> **Material provided**:
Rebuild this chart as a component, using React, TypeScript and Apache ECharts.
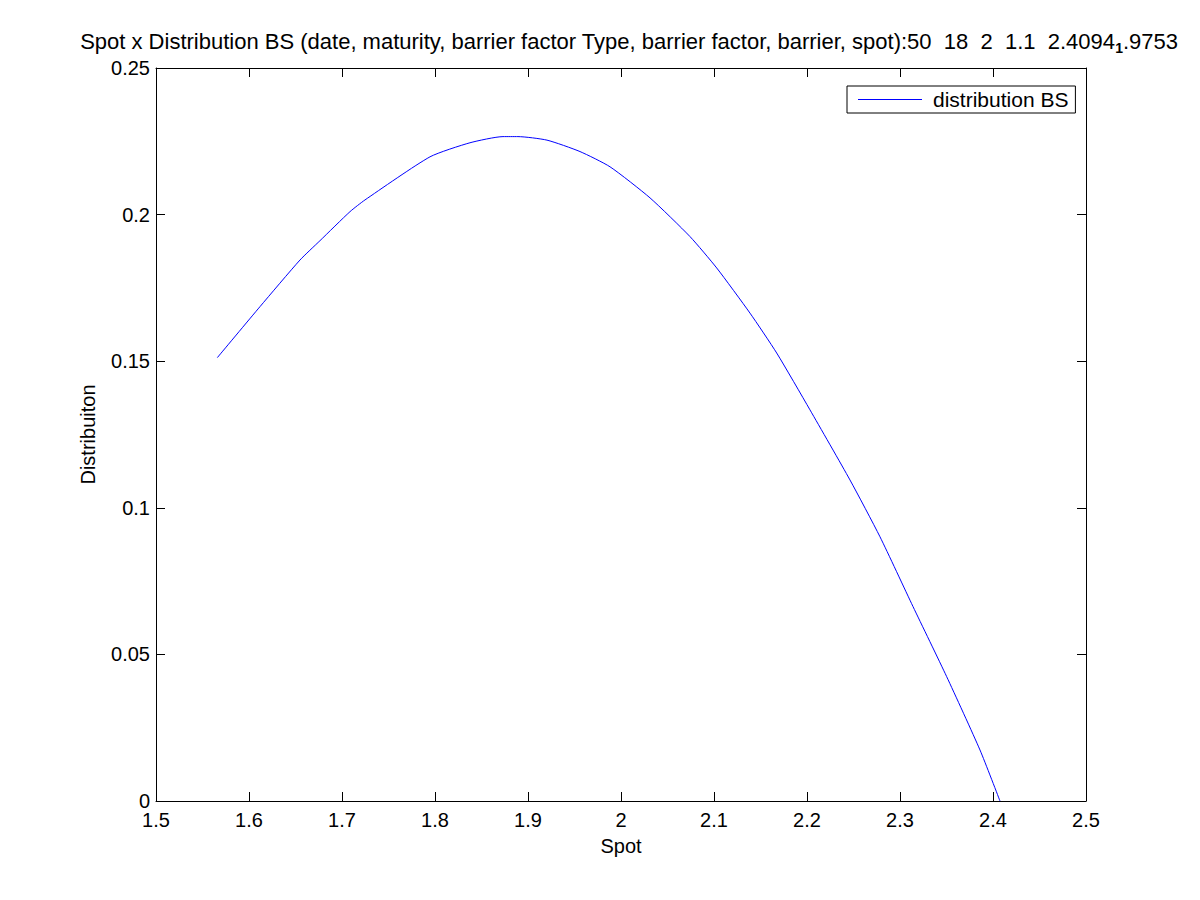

* * *

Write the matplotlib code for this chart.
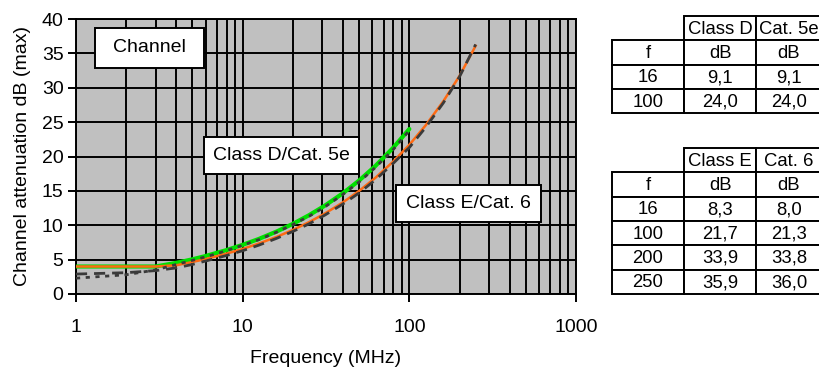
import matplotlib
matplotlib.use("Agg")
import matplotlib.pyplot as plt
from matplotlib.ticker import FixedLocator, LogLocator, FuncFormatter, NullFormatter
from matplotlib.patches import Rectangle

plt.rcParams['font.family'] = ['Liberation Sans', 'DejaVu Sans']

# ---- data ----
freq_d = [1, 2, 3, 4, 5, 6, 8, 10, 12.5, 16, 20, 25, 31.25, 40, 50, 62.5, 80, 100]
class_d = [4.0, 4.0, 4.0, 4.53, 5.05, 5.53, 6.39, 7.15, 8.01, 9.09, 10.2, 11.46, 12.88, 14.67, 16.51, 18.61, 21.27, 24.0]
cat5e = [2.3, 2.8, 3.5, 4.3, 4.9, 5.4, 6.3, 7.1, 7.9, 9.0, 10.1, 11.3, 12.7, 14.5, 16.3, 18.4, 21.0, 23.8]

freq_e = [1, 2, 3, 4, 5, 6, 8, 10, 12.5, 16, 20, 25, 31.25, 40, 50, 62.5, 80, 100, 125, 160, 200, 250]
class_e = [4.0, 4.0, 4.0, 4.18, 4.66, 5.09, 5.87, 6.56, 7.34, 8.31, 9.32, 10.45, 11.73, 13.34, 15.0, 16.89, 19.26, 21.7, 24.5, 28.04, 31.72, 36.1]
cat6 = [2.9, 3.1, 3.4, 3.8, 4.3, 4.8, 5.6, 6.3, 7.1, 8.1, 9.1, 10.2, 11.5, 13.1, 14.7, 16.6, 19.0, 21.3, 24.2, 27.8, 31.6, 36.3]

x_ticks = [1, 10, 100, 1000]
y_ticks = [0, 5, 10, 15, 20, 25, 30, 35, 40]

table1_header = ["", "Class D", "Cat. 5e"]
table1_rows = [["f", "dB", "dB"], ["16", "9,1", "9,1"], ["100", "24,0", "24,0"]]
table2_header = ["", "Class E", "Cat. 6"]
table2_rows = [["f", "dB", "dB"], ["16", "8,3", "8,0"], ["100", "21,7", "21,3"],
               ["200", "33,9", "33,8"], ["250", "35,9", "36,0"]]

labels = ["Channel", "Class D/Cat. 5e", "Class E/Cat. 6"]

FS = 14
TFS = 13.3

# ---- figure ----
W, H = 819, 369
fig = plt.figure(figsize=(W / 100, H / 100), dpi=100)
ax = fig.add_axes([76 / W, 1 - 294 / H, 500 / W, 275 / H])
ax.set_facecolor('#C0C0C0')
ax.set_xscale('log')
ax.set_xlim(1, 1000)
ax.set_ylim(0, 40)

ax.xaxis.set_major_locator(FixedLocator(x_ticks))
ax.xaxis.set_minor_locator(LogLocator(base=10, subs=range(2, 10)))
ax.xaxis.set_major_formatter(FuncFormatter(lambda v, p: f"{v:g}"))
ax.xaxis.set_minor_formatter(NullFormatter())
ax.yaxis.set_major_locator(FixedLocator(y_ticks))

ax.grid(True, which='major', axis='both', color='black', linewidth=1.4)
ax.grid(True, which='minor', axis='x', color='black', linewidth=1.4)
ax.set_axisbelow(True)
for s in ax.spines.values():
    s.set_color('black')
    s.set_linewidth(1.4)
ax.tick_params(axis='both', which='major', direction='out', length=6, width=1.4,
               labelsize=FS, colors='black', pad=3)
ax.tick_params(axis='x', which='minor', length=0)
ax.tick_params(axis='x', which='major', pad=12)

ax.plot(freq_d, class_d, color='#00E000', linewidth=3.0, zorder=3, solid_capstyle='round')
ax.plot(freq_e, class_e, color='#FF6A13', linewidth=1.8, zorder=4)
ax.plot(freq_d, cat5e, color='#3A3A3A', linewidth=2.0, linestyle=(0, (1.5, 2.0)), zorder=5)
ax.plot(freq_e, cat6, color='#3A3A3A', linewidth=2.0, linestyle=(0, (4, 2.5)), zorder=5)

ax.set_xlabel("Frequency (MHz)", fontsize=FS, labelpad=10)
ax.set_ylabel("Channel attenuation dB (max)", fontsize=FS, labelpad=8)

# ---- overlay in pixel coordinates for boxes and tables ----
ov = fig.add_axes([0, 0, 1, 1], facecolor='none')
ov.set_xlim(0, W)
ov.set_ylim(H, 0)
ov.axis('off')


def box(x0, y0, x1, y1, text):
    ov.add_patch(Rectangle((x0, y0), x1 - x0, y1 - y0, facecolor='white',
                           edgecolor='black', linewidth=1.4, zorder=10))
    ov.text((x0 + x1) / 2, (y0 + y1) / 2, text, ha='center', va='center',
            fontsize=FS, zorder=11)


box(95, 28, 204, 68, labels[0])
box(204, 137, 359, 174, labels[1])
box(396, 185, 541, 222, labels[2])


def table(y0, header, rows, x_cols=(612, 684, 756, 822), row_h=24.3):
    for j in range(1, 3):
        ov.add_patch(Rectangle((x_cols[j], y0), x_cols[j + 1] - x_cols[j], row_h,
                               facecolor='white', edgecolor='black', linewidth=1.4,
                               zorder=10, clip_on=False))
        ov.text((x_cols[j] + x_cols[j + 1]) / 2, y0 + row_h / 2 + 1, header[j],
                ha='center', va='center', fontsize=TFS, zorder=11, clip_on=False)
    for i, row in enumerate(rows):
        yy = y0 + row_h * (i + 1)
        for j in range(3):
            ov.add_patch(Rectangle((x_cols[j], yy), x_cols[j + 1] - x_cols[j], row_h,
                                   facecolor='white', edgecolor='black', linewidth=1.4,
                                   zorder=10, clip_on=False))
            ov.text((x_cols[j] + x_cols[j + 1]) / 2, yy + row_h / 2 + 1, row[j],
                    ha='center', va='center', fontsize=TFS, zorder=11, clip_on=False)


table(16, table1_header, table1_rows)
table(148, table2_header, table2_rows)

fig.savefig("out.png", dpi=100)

> **What to do**:
Leave the pictures aside and restate exactly the lines from the one containing "Write the matplotlib code for this chart." to the one containing "from matplotlib.patches import Rectangle", those two lines included.

> **Exercise answer**:
Write the matplotlib code for this chart.
import matplotlib
matplotlib.use("Agg")
import matplotlib.pyplot as plt
from matplotlib.ticker import FixedLocator, LogLocator, FuncFormatter, NullFormatter
from matplotlib.patches import Rectangle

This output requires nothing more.